What to Do if a Bank Refuses to Accept a Power of Attorney?
Your loved one planned well, had a Power of Attorney (“POA”) prepared, and appointed you as their agent. Later, when you attempt to use the POA to help your loved one manage their finances, the bank refuses to accept the POA and denies you access to your loved one’s accounts.
Unfortunately, this is an all too common situation. In this day and age, where there are endless stories of elder financial abuse, banks are (understandably) cautious about allowing outsiders access to someone else’s financial information. However, their caution can sometimes lead to the rejection of a perfectly valid POA. Should you find yourself in this situation, you will be happy to learn that Connecticut has laws that can help.
Enactment of New POA Laws in 2016
In an effort to assist those individuals who have been placed in this situation, Connecticut enacted a new set of laws concerning POAs on October 1, 2016, known as the Connecticut Uniform Power of Attorney Act. The Act applies to all POAs, regardless of when they were signed (i.e. applies to POAs signed before, on, and after October 1, 2016).
Banks Must Accept Valid POAs
Prior to the Act’s adoption in 2016, one the primary reasons banks gave for refusing to accept a POA is that the POA is “too old.” Banks had also refused POAs stating that they can only accept POAs that had been prepared on the bank’s own forms. Under the Act, banks can no longer refuse to accept a POA because it is “too old” or require additional forms preferred by the bank. Instead, banks must accept a validly executed POA within 7 business days of receiving it.
If the bank has concerns regarding the validity of the POA, they cannot simply refuse to accept the POA. Their only options are to request: (1) a certification from the agent appointed in the POA stating that the POA is valid, (2) an English translation of the POA, if it is written in another language, and/or (3) an opinion of an attorney stating that the POA is valid. If the requested certification, translation, or opinion of any attorney is provided to the bank, the bank must accept the POA within 5 business days of receiving the certification, translation, or opinion.
If the Bank Still Refuses to Accept the POA?
If a bank refuses to accept a POA even after you have made them aware of the Act’s requirements, relief can be obtained by going to the courts. Courts can issue an order mandating that the bank accept the POA. If you commence such an action in the courts and are successful in obtaining a court order, the court can also order that the bank pay any attorney’s fees you incurred.
If the court process does not appeal to you, the bank’s cooperation can also sometimes be obtained following a phone call or strongly-worded letter from your attorney.

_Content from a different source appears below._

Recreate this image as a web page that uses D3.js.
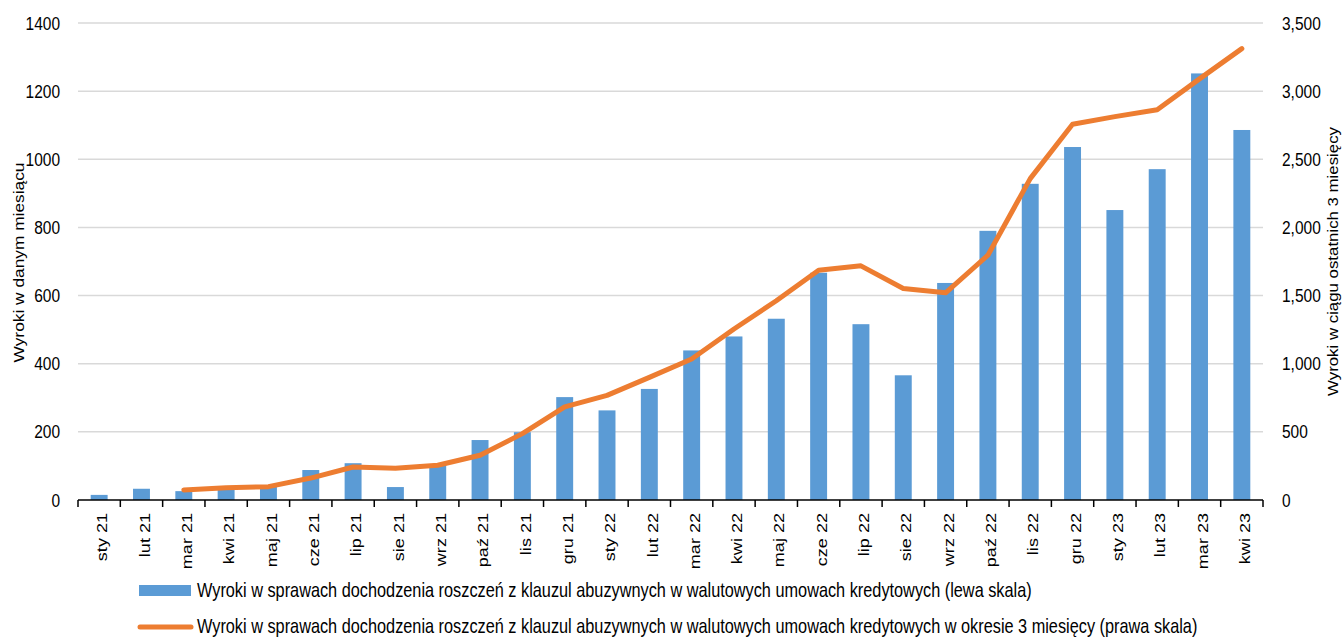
<!DOCTYPE html>
<html>
<head>
<meta charset="utf-8">
<script src="https://cdn.jsdelivr.net/npm/d3@7"></script>
<style>
  body { margin: 0; background: #fff; }
  svg { display: block; font-family: "Liberation Sans", Arial, sans-serif; }
</style>
</head>
<body>
<div id="chart"></div>
<script>
// months (x categories)
const months = ["sty 21","lut 21","mar 21","kwi 21","maj 21","cze 21","lip 21","sie 21","wrz 21","paź 21","lis 21","gru 21",
  "sty 22","lut 22","mar 22","kwi 22","maj 22","cze 22","lip 22","sie 22","wrz 22","paź 22","lis 22","gru 22",
  "sty 23","lut 23","mar 23","kwi 23"];

// monthly judgments (left scale)
const monthly = [15, 33, 26, 30, 42, 88, 108, 38, 103, 176, 199, 302,
  263, 326, 439, 480, 532, 667, 516, 366, 637, 790, 928, 1036,
  851, 971, 1252, 1086];

// judgments in last 3 months (right scale)
const rolling3 = [null, null, 74, 89, 98, 161, 242, 233, 255, 328, 487, 683,
  768, 900, 1035, 1255, 1462, 1686, 1718, 1552, 1520, 1796, 2358, 2757,
  2813, 2864, 3090, 3312];

const leftTicks = [0, 200, 400, 600, 800, 1000, 1200, 1400];
const rightTicks = [0, 500, 1000, 1500, 2000, 2500, 3000, 3500];

const barLabel = "Wyroki w sprawach dochodzenia roszczeń z klauzul abuzywnych w walutowych umowach kredytowych (lewa skala)";
const lineLabel = "Wyroki w sprawach dochodzenia roszczeń z klauzul abuzywnych w walutowych umowach kredytowych w okresie 3 miesięcy (prawa skala)";

const width = 1344, height = 638;
const margin = {top: 23, right: 81, bottom: 138, left: 78};
const barColor = "#5b9bd5", lineColor = "#ed7d31";
// the source picture is stretched vertically, so text is too
const stretch = 1.22;

const svg = d3.select("#chart").append("svg")
    .attr("width", width)
    .attr("height", height);

const x = d3.scaleBand()
    .domain(months)
    .range([margin.left, width - margin.right])
    .paddingInner(0.6)
    .paddingOuter(0.3);

const y = d3.scaleLinear()
    .domain([0, 1400])
    .range([height - margin.bottom, margin.top]);

const y2 = d3.scaleLinear()
    .domain([0, 3500])
    .range([height - margin.bottom, margin.top]);

// gridlines
svg.append("g")
  .selectAll("line")
  .data(leftTicks.slice(1))
  .join("line")
    .attr("x1", margin.left)
    .attr("x2", width - margin.right)
    .attr("y1", d => y(d))
    .attr("y2", d => y(d))
    .attr("stroke", "#d9d9d9")
    .attr("stroke-width", 1.5);

// bars
svg.append("g")
  .selectAll("rect")
  .data(monthly)
  .join("rect")
    .attr("x", (d, i) => x(months[i]))
    .attr("y", d => y(d))
    .attr("width", x.bandwidth())
    .attr("height", d => y(0) - y(d))
    .attr("fill", barColor);

// line
const line = d3.line()
    .defined(d => d != null)
    .x((d, i) => x(months[i]) + x.bandwidth() / 2)
    .y(d => y2(d));

svg.append("path")
    .datum(rolling3)
    .attr("fill", "none")
    .attr("stroke", lineColor)
    .attr("stroke-width", 5)
    .attr("stroke-linejoin", "round")
    .attr("stroke-linecap", "round")
    .attr("d", line);

// x axis
const xAxis = svg.append("g")
    .attr("transform", `translate(0,${y(0)})`);

xAxis.append("line")
    .attr("x1", margin.left)
    .attr("x2", width - margin.right)
    .attr("stroke", "#000")
    .attr("stroke-width", 1.5);

const step = x.step();
xAxis.selectAll(".tick")
  .data(d3.range(months.length + 1))
  .join("line")
    .attr("class", "tick")
    .attr("x1", i => margin.left + i * step)
    .attr("x2", i => margin.left + i * step)
    .attr("y1", 0)
    .attr("y2", 7)
    .attr("stroke", "#000")
    .attr("stroke-width", 1.5);

xAxis.selectAll(".lbl")
  .data(months)
  .join("text")
    .attr("class", "lbl")
    .attr("transform", d => `translate(${x(d) + x.bandwidth() / 2 + 3},13) rotate(-90) scale(${stretch},1)`)
    .attr("text-anchor", "end")
    .attr("dy", "0.35em")
    .attr("font-size", 14.8)
    .attr("fill", "#000")
    .text(d => d);

// left axis labels
svg.append("g")
  .selectAll("text")
  .data(leftTicks)
  .join("text")
    .attr("transform", d => `translate(60,${y(d)}) scale(1,${stretch})`)
    .attr("dy", "0.35em")
    .attr("text-anchor", "end")
    .attr("font-size", 15.5)
    .text(d => d);

// right axis labels
const fmt = d3.format(",");
svg.append("g")
  .selectAll("text")
  .data(rightTicks)
  .join("text")
    .attr("transform", d => `translate(1282,${y2(d)}) scale(1,${stretch})`)
    .attr("dy", "0.35em")
    .attr("text-anchor", "start")
    .attr("font-size", 15.5)
    .text(d => fmt(d));

// axis titles
const midY = (margin.top + height - margin.bottom) / 2;
svg.append("text")
    .attr("transform", `translate(19,${midY + 1}) rotate(-90) scale(${stretch},1)`)
    .attr("text-anchor", "middle")
    .attr("dy", "0.35em")
    .attr("font-size", 14.2)
    .text("Wyroki w danym miesiącu");

svg.append("text")
    .attr("transform", `translate(1333,${midY}) rotate(-90) scale(${stretch},1)`)
    .attr("text-anchor", "middle")
    .attr("dy", "0.35em")
    .attr("font-size", 13.8)
    .text("Wyroki w ciągu ostatnich 3 miesięcy");

// legend
const legend = svg.append("g");
legend.append("rect")
    .attr("x", 139)
    .attr("y", 585)
    .attr("width", 52)
    .attr("height", 11)
    .attr("fill", barColor);
legend.append("text")
    .attr("transform", `translate(197,597) scale(1,${stretch})`)
    .attr("font-size", 16.3)
    .text(barLabel);

legend.append("line")
    .attr("x1", 140)
    .attr("x2", 191)
    .attr("y1", 627)
    .attr("y2", 627)
    .attr("stroke", lineColor)
    .attr("stroke-width", 5)
    .attr("stroke-linecap", "round");
legend.append("text")
    .attr("transform", `translate(197,633) scale(1,${stretch})`)
    .attr("font-size", 16.3)
    .text(lineLabel);
</script>
</body>
</html>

When Banks Can Refuse to Accept POAs
Despite all the protections provided to agents under POAs discussed above, the Act does recognize that there are certain circumstances when banks should be allowed to refuse to accept a POA. As such, the Act permits banks to refuse to accept a POA in the following situations:
- If accepting the POA or performing the action being requested by the agent under the POA would involve breaking the law;
- The bank has actual knowledge that the agent’s authority under the POA has been revoked and/or that the POA itself has been revoked;
- The bank’s request for a certification, translation, or opinion of an attorney has been refused;
- The POA does not give the agent the authority to perform the action that the agent is requesting; or
- The bank has made, or has actual knowledge that someone else has made, a report to the Bureau of Aging at the Department of Social Services stating that the principal (the person who signed the POA) may be subject to physical or financial abuse.
What You Can Do to Avoid Potential Problems
While the law is on your side, having to resort to providing a legal argument as to why your loved one’s POA is valid is not a great situation to be in. One potential way to avoid this is to make sure your loved one periodically updates their POA. In other words, your loved one has a new POA prepared every 4 -5 years, in which they may still appoint the same people to serve as their agents as were appointed under their prior POA, in order to avoid the document becoming “too old.” Again, while the age of a POA is not a valid reason to refuse to accept it, keeping fresh dates on the POA may minimize resistance on the bank’s part.